Data block:
§

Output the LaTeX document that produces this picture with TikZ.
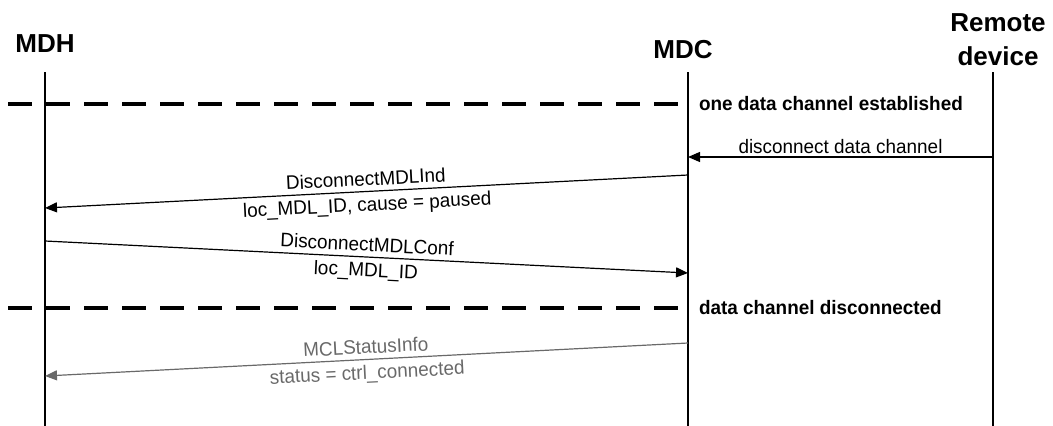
\documentclass[tikz,border=0pt]{standalone}
\usepackage{fontspec}
\setmainfont{Liberation Sans}
\newfontfamily\msgfont[FakeStretch=0.97]{Liberation Sans}
\usetikzlibrary{arrows.meta}
\tikzset{>={Triangle[length=12pt, width=10pt]}}
\definecolor{infogray}{RGB}{105,105,105}
\tikzset{
    head/.style={font=\fontsize{26}{34}\selectfont\bfseries, inner sep=0pt},
    life/.style={line width=1.2pt},
    phase/.style={line width=4pt, dash pattern=on 24pt off 14pt},
    phaselbl/.style={font=\msgfont\fontsize{19.5}{22}\selectfont\bfseries, anchor=west, inner sep=0pt, xshift=9pt},
    msg/.style={->, line width=1.2pt},
    lbl/.style={font=\msgfont\fontsize{19.5}{22}\selectfont, inner sep=5pt},
}

\begin{document}
\begin{tikzpicture}[x=1pt, y=-1pt]
    \useasboundingbox(0, 0)rectangle(1053, 426);
    % heads and lifelines
    \node[head](mdh)at(45, 44){MDH};
    \node[head](mdc)at(683, 50){MDC};
    \node[head, align=center](rem)at(998, 40){Remote\\device};
    \coordinate(mdhT)at(45, 72);  \coordinate(mdhB)at(45, 426);
    \coordinate(mdcT)at(688, 72); \coordinate(mdcB)at(688, 426);
    \coordinate(remT)at(993, 72); \coordinate(remB)at(993, 426);
    \draw[life](mdhT)--(mdhB);
    \draw[life](mdcT)--(mdcB);
    \draw[life](remT)--(remB);
    % states
    \coordinate(s1)at(8, 104); \coordinate(s1e)at(688, 104);
    \draw[phase](s1)--(s1e)node[phaselbl](st1){one data channel established};
    \coordinate(s2)at(8, 308); \coordinate(s2e)at(688, 308);
    \draw[phase](s2)--(s2e)node[phaselbl](st2){data channel disconnected};
    % messages
    \coordinate(r1)at(993, 157); \coordinate(c1)at(688, 157);
    \draw[msg](r1)--(c1)node[lbl, midway, above, inner sep=3pt](m1){disconnect data channel};
    \coordinate(c2)at(688, 175); \coordinate(h2)at(45, 208);
    \draw[msg](c2)--(h2)
        node[lbl, midway, sloped, above](m2){DisconnectMDLInd}
        node[lbl, midway, sloped, below](m2b){loc\_MDL\_ID, cause = paused};
    \coordinate(h3)at(45, 241); \coordinate(c3)at(688, 273);
    \draw[msg](h3)--(c3)
        node[lbl, midway, sloped, above](m3){DisconnectMDLConf}
        node[lbl, midway, sloped, below](m3b){loc\_MDL\_ID};
    \coordinate(c4)at(688, 343); \coordinate(h4)at(45, 376);
    \draw[msg, infogray](c4)--(h4)
        node[lbl, midway, sloped, above](m4){MCLStatusInfo}
        node[lbl, midway, sloped, below](m4b){status = ctrl\_connected};
\end{tikzpicture}
\end{document}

§

Exercise directions:
Transcribe the full listing above exactly as it stands, minus the pictures.

Written solution:
Output the LaTeX document that produces this picture with TikZ.
\documentclass[tikz,border=0pt]{standalone}
\usepackage{fontspec}
\setmainfont{Liberation Sans}
\newfontfamily\msgfont[FakeStretch=0.97]{Liberation Sans}
\usetikzlibrary{arrows.meta}
\tikzset{>={Triangle[length=12pt, width=10pt]}}
\definecolor{infogray}{RGB}{105,105,105}
\tikzset{
    head/.style={font=\fontsize{26}{34}\selectfont\bfseries, inner sep=0pt},
    life/.style={line width=1.2pt},
    phase/.style={line width=4pt, dash pattern=on 24pt off 14pt},
    phaselbl/.style={font=\msgfont\fontsize{19.5}{22}\selectfont\bfseries, anchor=west, inner sep=0pt, xshift=9pt},
    msg/.style={->, line width=1.2pt},
    lbl/.style={font=\msgfont\fontsize{19.5}{22}\selectfont, inner sep=5pt},
}

\begin{document}
\begin{tikzpicture}[x=1pt, y=-1pt]
    \useasboundingbox(0, 0)rectangle(1053, 426);
    % heads and lifelines
    \node[head](mdh)at(45, 44){MDH};
    \node[head](mdc)at(683, 50){MDC};
    \node[head, align=center](rem)at(998, 40){Remote\\device};
    \coordinate(mdhT)at(45, 72);  \coordinate(mdhB)at(45, 426);
    \coordinate(mdcT)at(688, 72); \coordinate(mdcB)at(688, 426);
    \coordinate(remT)at(993, 72); \coordinate(remB)at(993, 426);
    \draw[life](mdhT)--(mdhB);
    \draw[life](mdcT)--(mdcB);
    \draw[life](remT)--(remB);
    % states
    \coordinate(s1)at(8, 104); \coordinate(s1e)at(688, 104);
    \draw[phase](s1)--(s1e)node[phaselbl](st1){one data channel established};
    \coordinate(s2)at(8, 308); \coordinate(s2e)at(688, 308);
    \draw[phase](s2)--(s2e)node[phaselbl](st2){data channel disconnected};
    % messages
    \coordinate(r1)at(993, 157); \coordinate(c1)at(688, 157);
    \draw[msg](r1)--(c1)node[lbl, midway, above, inner sep=3pt](m1){disconnect data channel};
    \coordinate(c2)at(688, 175); \coordinate(h2)at(45, 208);
    \draw[msg](c2)--(h2)
        node[lbl, midway, sloped, above](m2){DisconnectMDLInd}
        node[lbl, midway, sloped, below](m2b){loc\_MDL\_ID, cause = paused};
    \coordinate(h3)at(45, 241); \coordinate(c3)at(688, 273);
    \draw[msg](h3)--(c3)
        node[lbl, midway, sloped, above](m3){DisconnectMDLConf}
        node[lbl, midway, sloped, below](m3b){loc\_MDL\_ID};
    \coordinate(c4)at(688, 343); \coordinate(h4)at(45, 376);
    \draw[msg, infogray](c4)--(h4)
        node[lbl, midway, sloped, above](m4){MCLStatusInfo}
        node[lbl, midway, sloped, below](m4b){status = ctrl\_connected};
\end{tikzpicture}
\end{document}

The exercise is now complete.